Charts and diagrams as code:

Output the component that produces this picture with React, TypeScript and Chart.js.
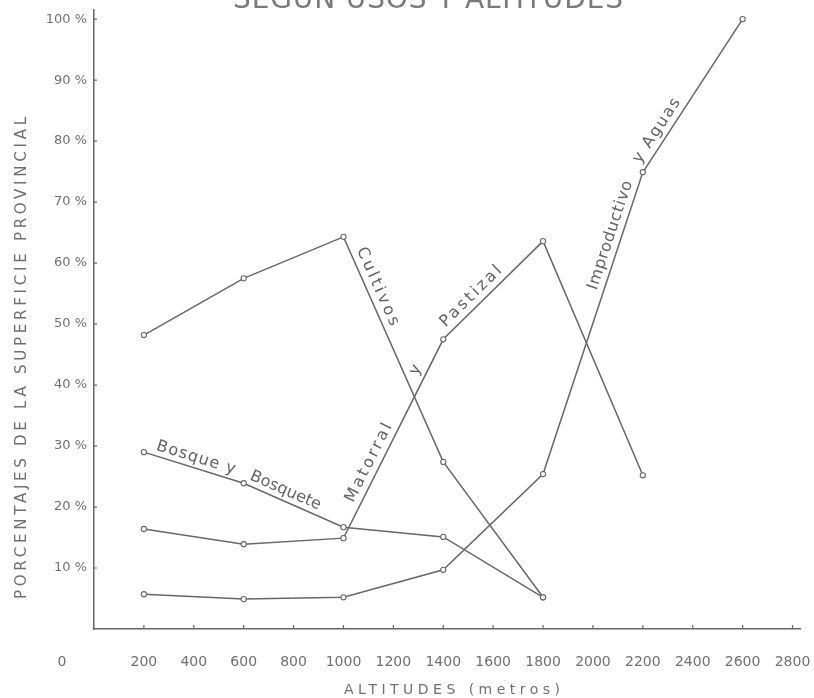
import React, { useEffect, useRef } from "react";
import { Chart, registerables } from "chart.js";

Chart.register(...registerables);

// ---- data ----
const altitudes = [200, 600, 1000, 1400, 1800, 2200, 2600];
const cultivos = [48.2, 57.5, 64.3, 27.4, 5.2];
const bosque = [29.0, 23.9, 16.7, 15.1, 5.2];
const matorral = [16.4, 13.9, 14.9, 47.5, 63.6, 25.2];
const improductivo = [5.7, 4.9, 5.2, 9.7, 25.4, 74.9, 100];

const xTickValues = [0, 200, 400, 600, 800, 1000, 1200, 1400, 1600, 1800, 2000, 2200, 2400, 2600, 2800];
const yTickValues = [10, 20, 30, 40, 50, 60, 70, 80, 90, 100];

const title = "SEGUN USOS Y ALTITUDES";
const xTitle = "ALTITUDES (metros)";
const yTitle = "PORCENTAJES DE LA SUPERFICIE PROVINCIAL";
const originLabel = "0";

// line annotations: dataset index, segment, start fraction, text, offset, length along line
const lineLabels = [
  { ds: 1, seg: 0, t: 0.1, text: "Bosque y", off: 2, len: 82 },
  { ds: 1, seg: 1, t: 0.03, text: "Bosquete", off: 2, len: 76 },
  { ds: 0, seg: 2, t: 0.07, text: "Cultivos", off: 3, len: 84 },
  { ds: 2, seg: 2, t: 0.16, text: "Matorral", off: 3, len: 86 },
  { ds: 2, seg: 2, t: 0.8, text: "y", off: 3, len: 0 },
  { ds: 2, seg: 3, t: 0.07, text: "Pastizal", off: 3, len: 80 },
  { ds: 3, seg: 4, t: 0.6, text: "Improductivo", off: 3, len: 114 },
  { ds: 3, seg: 5, t: 0.03, text: "y Aguas", off: 3, len: 74 },
];

const FONT = "'DejaVu Sans', sans-serif";
const LINE = "#676767";
const TEXT = "#707070";

const toPoints = (vals: number[]) => vals.map((v, i) => ({ x: altitudes[i], y: v }));

function spacedText(
  ctx: CanvasRenderingContext2D,
  text: string,
  target: number
) {
  (ctx as any).letterSpacing = "0px";
  const w0 = ctx.measureText(text).width;
  const sp = Math.max(0, (target - w0) / Math.max(1, text.length - 1));
  (ctx as any).letterSpacing = sp + "px";
  return w0 + sp * (text.length - 1);
}

const decorPlugin = {
  id: "decor",
  afterDatasetsDraw(chart: any) {
    const ctx: CanvasRenderingContext2D = chart.ctx;
    const xs = chart.scales.x;
    const ys = chart.scales.y;
    const area = chart.chartArea;
    ctx.save();
    // tick marks
    ctx.strokeStyle = LINE;
    ctx.lineWidth = 1.2;
    ctx.beginPath();
    yTickValues.forEach((v) => {
      const y = ys.getPixelForValue(v);
      ctx.moveTo(area.left - 1, y);
      ctx.lineTo(area.left + 3, y);
    });
    xTickValues.forEach((v) => {
      if (v === 0) return;
      const x = xs.getPixelForValue(v);
      ctx.moveTo(x, area.bottom);
      ctx.lineTo(x, area.bottom - 4);
    });
    ctx.stroke();

    ctx.fillStyle = TEXT;
    // origin label
    ctx.font = "14px " + FONT;
    ctx.textAlign = "center";
    ctx.textBaseline = "middle";
    ctx.fillText(originLabel, area.left - 32, area.bottom + 33);

    // x title
    ctx.font = "14px " + FONT;
    ctx.textAlign = "left";
    let w = spacedText(ctx, xTitle, 216);
    ctx.fillText(xTitle, 452 - w / 2, 690);

    // y title
    ctx.save();
    ctx.translate(22, 358);
    ctx.rotate(-Math.PI / 2);
    ctx.font = "15px " + FONT;
    w = spacedText(ctx, yTitle, 482);
    ctx.fillText(yTitle, -w / 2, 0);
    ctx.restore();

    // main title (cut at top)
    ctx.font = "28px " + FONT;
    ctx.textBaseline = "alphabetic";
    w = spacedText(ctx, title, 390);
    ctx.fillStyle = "#7a7a7a";
    ctx.fillText(title, 428 - w / 2, 8);

    // line labels
    ctx.fillStyle = "#626262";
    ctx.font = "16px " + FONT;
    ctx.textAlign = "left";
    ctx.textBaseline = "bottom";
    lineLabels.forEach((l) => {
      const meta = chart.getDatasetMeta(l.ds);
      const a = meta.data[l.seg];
      const b = meta.data[l.seg + 1];
      if (!a || !b) return;
      const ang = Math.atan2(b.y - a.y, b.x - a.x);
      const px = a.x + (b.x - a.x) * l.t;
      const py = a.y + (b.y - a.y) * l.t;
      ctx.save();
      ctx.translate(px, py);
      ctx.rotate(ang);
      if (l.len > 0) spacedText(ctx, l.text, l.len);
      else (ctx as any).letterSpacing = "0px";
      ctx.fillText(l.text, 0, -l.off);
      ctx.restore();
    });
    ctx.restore();
  },
};

export default function App() {
  const ref = useRef<HTMLCanvasElement | null>(null);

  useEffect(() => {
    document.body.style.margin = "0";
    if (!ref.current) return;
    const mk = (label: string, vals: number[]) => ({
      label,
      data: toPoints(vals),
      borderColor: LINE,
      borderWidth: 1.5,
      pointRadius: 2.6,
      pointBorderWidth: 1.1,
      pointBackgroundColor: "#ffffff",
      pointBorderColor: LINE,
      tension: 0,
      fill: false,
    });
    const chart = new Chart(ref.current, {
      type: "line",
      data: {
        datasets: [
          mk("Cultivos", cultivos),
          mk("Bosque y Bosquete", bosque),
          mk("Matorral y Pastizal", matorral),
          mk("Improductivo y Aguas", improductivo),
        ],
      },
      options: {
        animation: false,
        responsive: false,
        devicePixelRatio: 1,
        layout: { padding: { top: 10, right: 14, left: 0, bottom: 0 }, autoPadding: false },
        plugins: { legend: { display: false }, tooltip: { enabled: false } },
        scales: {
          x: {
            type: "linear",
            min: 0,
            max: 2830,
            afterBuildTicks: (s: any) => {
              s.ticks = xTickValues.map((v) => ({ value: v }));
            },
            afterFit: (s: any) => {
              s.height = 69;
              s.paddingLeft = 0;
              s.paddingRight = 0;
              s.paddingTop = 0;
              s.paddingBottom = 0;
            },
            grid: { display: false, drawTicks: false },
            border: { display: true, color: LINE, width: 1.5 },
            ticks: {
              padding: 25,
              maxRotation: 0,
              autoSkip: false,
              color: TEXT,
              font: { family: FONT, size: 14 },
              callback: (v: any) => (v === 0 ? "" : String(v)),
            },
          },
          y: {
            min: 0,
            max: 101.5,
            afterBuildTicks: (s: any) => {
              s.ticks = yTickValues.map((v) => ({ value: v }));
            },
            afterFit: (s: any) => {
              s.width = 94;
              s.paddingLeft = 0;
              s.paddingRight = 0;
              s.paddingTop = 0;
              s.paddingBottom = 0;
            },
            grid: { display: false, drawTicks: false },
            border: { display: true, color: LINE, width: 1.5 },
            ticks: {
              padding: 7,
              autoSkip: false,
              color: TEXT,
              font: { family: FONT, size: 13 },
              callback: (v: any) => v + " %",
            },
          },
        },
      },
      plugins: [decorPlugin],
    } as any);
    return () => chart.destroy();
  }, []);

  return (
    <div style={{ position: "absolute", left: 0, top: 0, width: 814, height: 698, background: "#fff" }}>
      <canvas ref={ref} width={814} height={698} />
    </div>
  );
}
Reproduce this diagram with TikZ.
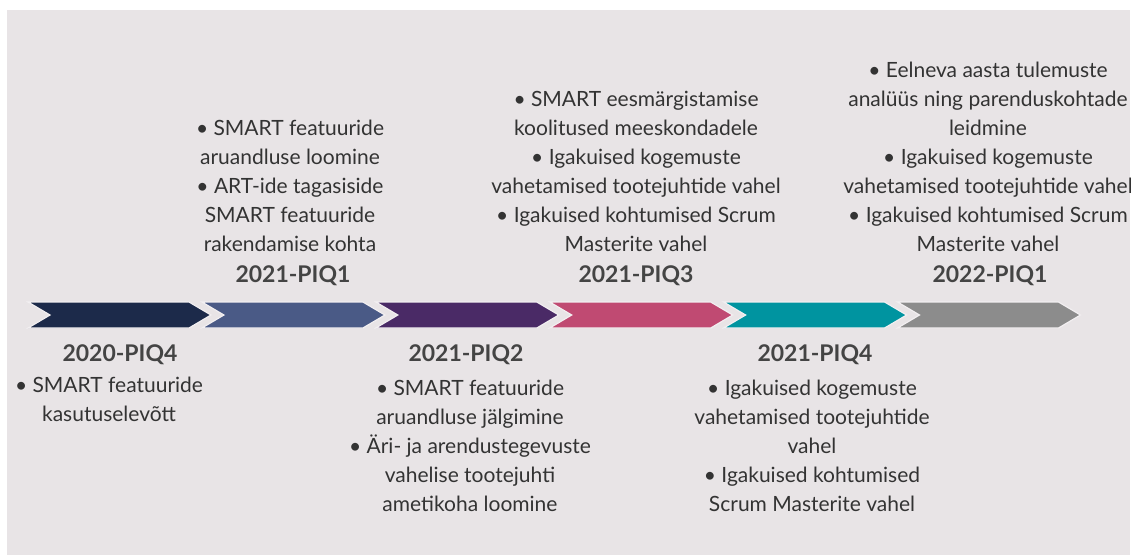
\documentclass[tikz,border=0pt]{standalone}
\usepackage{fontspec}
\setmainfont{Lato}
\definecolor{panel}{HTML}{E8E4E6}
\definecolor{gapline}{HTML}{F2EFF1}
\definecolor{txt}{HTML}{333333}
\definecolor{head}{HTML}{444444}
\definecolor{cA}{HTML}{1C2A4A}
\definecolor{cB}{HTML}{4A5A86}
\definecolor{cC}{HTML}{4A2A66}
\definecolor{cD}{HTML}{C04A72}
\definecolor{cE}{HTML}{0094A0}
\definecolor{cF}{HTML}{8C8C8C}
\begin{document}
\begin{tikzpicture}[x=1pt,y=-1pt,
  body/.style={align=center,inner sep=0pt,text=txt,
    font=\fontsize{21}{29}\selectfont},
  phase/.style={inner sep=0pt,text=head,
    font=\fontsize{23}{26}\selectfont\bfseries},
  chev/.style={draw=gapline,line width=1.2pt,line join=miter}]
% canvas and panel
\fill[white] (0,0) rectangle (1131,555);
\fill[panel] (7,10) rectangle (1130,555);
\useasboundingbox (0,0) rectangle (1131,555);
% timeline chevrons
\foreach \c [count=\i from 0] in {cA,cB,cC,cD,cE,cF}{
  \pgfmathsetmacro{\xo}{28+173.9*\i}
  \filldraw[chev,fill=\c] (\xo,302) -- (\xo+161,302) -- (\xo+183,315)
    -- (\xo+161,328) -- (\xo,328) -- (\xo+22,315) -- cycle;
}
% 2020-PIQ4
\node[phase] (h1) at (120,355) {2020-PIQ4};
\node[body] (t1) at (109,399.5) {• SMART featuuride\\kasutuselevõtt};
% 2021-PIQ1
\node[body] (t2) at (290,186) {• SMART featuuride\\aruandluse loomine\\• ART-ide tagasiside\\SMART featuuride\\rakendamise kohta};
\node[phase] (h2) at (293,276) {2021-PIQ1};
% 2021-PIQ2
\node[phase] (h3) at (466,355) {2021-PIQ2};
\node[body] (t3) at (470,446) {• SMART featuuride\\aruandluse jälgimine\\• Äri- ja arendustegevuste\\vahelise tootejuhti\\ametikoha loomine};
% 2021-PIQ3
\node[body] (t4) at (636,171.5) {• SMART eesmärgistamise\\koolitused meeskondadele\\• Igakuised kogemuste\\vahetamised tootejuhtide vahel\\• Igakuised kohtumised Scrum\\Masterite vahel};
\node[phase] (h4) at (636,276) {2021-PIQ3};
% 2021-PIQ4
\node[phase] (h5) at (815,355) {2021-PIQ4};
\node[body] (t5) at (812,446) {• Igakuised kogemuste\\vahetamised tootejuhtide\\vahel\\• Igakuised kohtumised\\Scrum Masterite vahel};
% 2022-PIQ1
\node[body] (t6) at (988,157) {• Eelneva aasta tulemuste\\analüüs ning parenduskohtade\\leidmine\\• Igakuised kogemuste\\vahetamised tootejuhtide vahel\\• Igakuised kohtumised Scrum\\Masterite vahel};
\node[phase] (h6) at (990,276) {2022-PIQ1};
\end{tikzpicture}
\end{document}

### What is required
Begin with the first line of the entries above and write out each line exactly, ending with the line containing "80, 90, 100];". Leave out pictures.

### Response to this task
Output the component that produces this picture with React, TypeScript and Chart.js.
import React, { useEffect, useRef } from "react";
import { Chart, registerables } from "chart.js";

Chart.register(...registerables);

// ---- data ----
const altitudes = [200, 600, 1000, 1400, 1800, 2200, 2600];
const cultivos = [48.2, 57.5, 64.3, 27.4, 5.2];
const bosque = [29.0, 23.9, 16.7, 15.1, 5.2];
const matorral = [16.4, 13.9, 14.9, 47.5, 63.6, 25.2];
const improductivo = [5.7, 4.9, 5.2, 9.7, 25.4, 74.9, 100];

const xTickValues = [0, 200, 400, 600, 800, 1000, 1200, 1400, 1600, 1800, 2000, 2200, 2400, 2600, 2800];
const yTickValues = [10, 20, 30, 40, 50, 60, 70, 80, 90, 100];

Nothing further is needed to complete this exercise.